▸ GIVEN EXERCISE
Copy out each line exactly; pictures stay out of the copy.
** start **
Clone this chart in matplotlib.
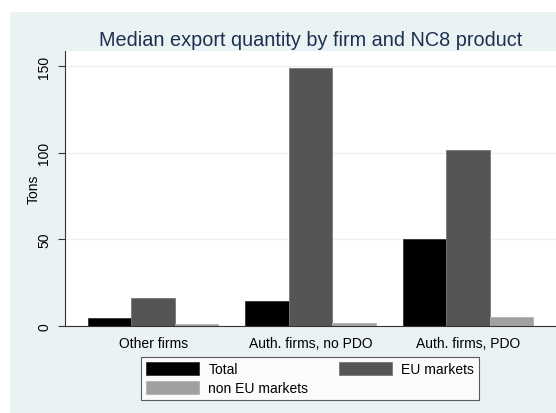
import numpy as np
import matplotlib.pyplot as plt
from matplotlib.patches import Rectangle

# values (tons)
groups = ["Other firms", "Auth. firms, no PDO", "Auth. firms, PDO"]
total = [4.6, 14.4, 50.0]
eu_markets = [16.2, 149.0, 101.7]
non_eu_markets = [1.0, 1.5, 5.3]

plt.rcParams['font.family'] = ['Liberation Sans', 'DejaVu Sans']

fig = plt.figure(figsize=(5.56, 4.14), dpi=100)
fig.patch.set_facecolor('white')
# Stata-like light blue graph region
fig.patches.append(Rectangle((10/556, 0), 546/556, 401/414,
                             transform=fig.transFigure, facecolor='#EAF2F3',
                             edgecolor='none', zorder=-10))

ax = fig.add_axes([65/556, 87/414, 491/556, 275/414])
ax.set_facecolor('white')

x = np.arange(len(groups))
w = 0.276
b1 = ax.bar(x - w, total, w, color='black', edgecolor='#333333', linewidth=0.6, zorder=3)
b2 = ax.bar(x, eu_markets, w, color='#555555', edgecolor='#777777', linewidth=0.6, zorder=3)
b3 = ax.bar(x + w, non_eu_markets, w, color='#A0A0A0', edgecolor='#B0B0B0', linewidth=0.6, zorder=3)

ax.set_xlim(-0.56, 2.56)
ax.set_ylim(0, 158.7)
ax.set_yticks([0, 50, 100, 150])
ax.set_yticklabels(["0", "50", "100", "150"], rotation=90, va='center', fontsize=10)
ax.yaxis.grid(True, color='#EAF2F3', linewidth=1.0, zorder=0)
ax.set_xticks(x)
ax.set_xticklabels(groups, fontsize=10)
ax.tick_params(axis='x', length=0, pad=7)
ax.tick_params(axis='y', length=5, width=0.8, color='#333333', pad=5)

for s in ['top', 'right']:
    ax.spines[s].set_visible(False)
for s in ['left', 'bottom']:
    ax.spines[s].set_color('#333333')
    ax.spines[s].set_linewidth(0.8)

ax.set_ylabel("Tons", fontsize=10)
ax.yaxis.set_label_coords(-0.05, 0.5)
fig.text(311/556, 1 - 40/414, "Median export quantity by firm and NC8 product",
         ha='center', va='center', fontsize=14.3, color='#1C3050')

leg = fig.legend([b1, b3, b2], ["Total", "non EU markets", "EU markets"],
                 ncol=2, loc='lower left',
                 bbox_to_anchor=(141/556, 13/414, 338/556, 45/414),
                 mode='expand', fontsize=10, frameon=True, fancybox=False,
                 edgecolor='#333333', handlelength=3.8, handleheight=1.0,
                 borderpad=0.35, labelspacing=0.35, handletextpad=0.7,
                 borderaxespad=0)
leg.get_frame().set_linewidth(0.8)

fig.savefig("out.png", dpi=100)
** end **
▸ SOLUTION TO THIS TASK
Clone this chart in matplotlib.
import numpy as np
import matplotlib.pyplot as plt
from matplotlib.patches import Rectangle

# values (tons)
groups = ["Other firms", "Auth. firms, no PDO", "Auth. firms, PDO"]
total = [4.6, 14.4, 50.0]
eu_markets = [16.2, 149.0, 101.7]
non_eu_markets = [1.0, 1.5, 5.3]

plt.rcParams['font.family'] = ['Liberation Sans', 'DejaVu Sans']

fig = plt.figure(figsize=(5.56, 4.14), dpi=100)
fig.patch.set_facecolor('white')
# Stata-like light blue graph region
fig.patches.append(Rectangle((10/556, 0), 546/556, 401/414,
                             transform=fig.transFigure, facecolor='#EAF2F3',
                             edgecolor='none', zorder=-10))

ax = fig.add_axes([65/556, 87/414, 491/556, 275/414])
ax.set_facecolor('white')

x = np.arange(len(groups))
w = 0.276
b1 = ax.bar(x - w, total, w, color='black', edgecolor='#333333', linewidth=0.6, zorder=3)
b2 = ax.bar(x, eu_markets, w, color='#555555', edgecolor='#777777', linewidth=0.6, zorder=3)
b3 = ax.bar(x + w, non_eu_markets, w, color='#A0A0A0', edgecolor='#B0B0B0', linewidth=0.6, zorder=3)

ax.set_xlim(-0.56, 2.56)
ax.set_ylim(0, 158.7)
ax.set_yticks([0, 50, 100, 150])
ax.set_yticklabels(["0", "50", "100", "150"], rotation=90, va='center', fontsize=10)
ax.yaxis.grid(True, color='#EAF2F3', linewidth=1.0, zorder=0)
ax.set_xticks(x)
ax.set_xticklabels(groups, fontsize=10)
ax.tick_params(axis='x', length=0, pad=7)
ax.tick_params(axis='y', length=5, width=0.8, color='#333333', pad=5)

for s in ['top', 'right']:
    ax.spines[s].set_visible(False)
for s in ['left', 'bottom']:
    ax.spines[s].set_color('#333333')
    ax.spines[s].set_linewidth(0.8)

ax.set_ylabel("Tons", fontsize=10)
ax.yaxis.set_label_coords(-0.05, 0.5)
fig.text(311/556, 1 - 40/414, "Median export quantity by firm and NC8 product",
         ha='center', va='center', fontsize=14.3, color='#1C3050')

leg = fig.legend([b1, b3, b2], ["Total", "non EU markets", "EU markets"],
                 ncol=2, loc='lower left',
                 bbox_to_anchor=(141/556, 13/414, 338/556, 45/414),
                 mode='expand', fontsize=10, frameon=True, fancybox=False,
                 edgecolor='#333333', handlelength=3.8, handleheight=1.0,
                 borderpad=0.35, labelspacing=0.35, handletextpad=0.7,
                 borderaxespad=0)
leg.get_frame().set_linewidth(0.8)

fig.savefig("out.png", dpi=100)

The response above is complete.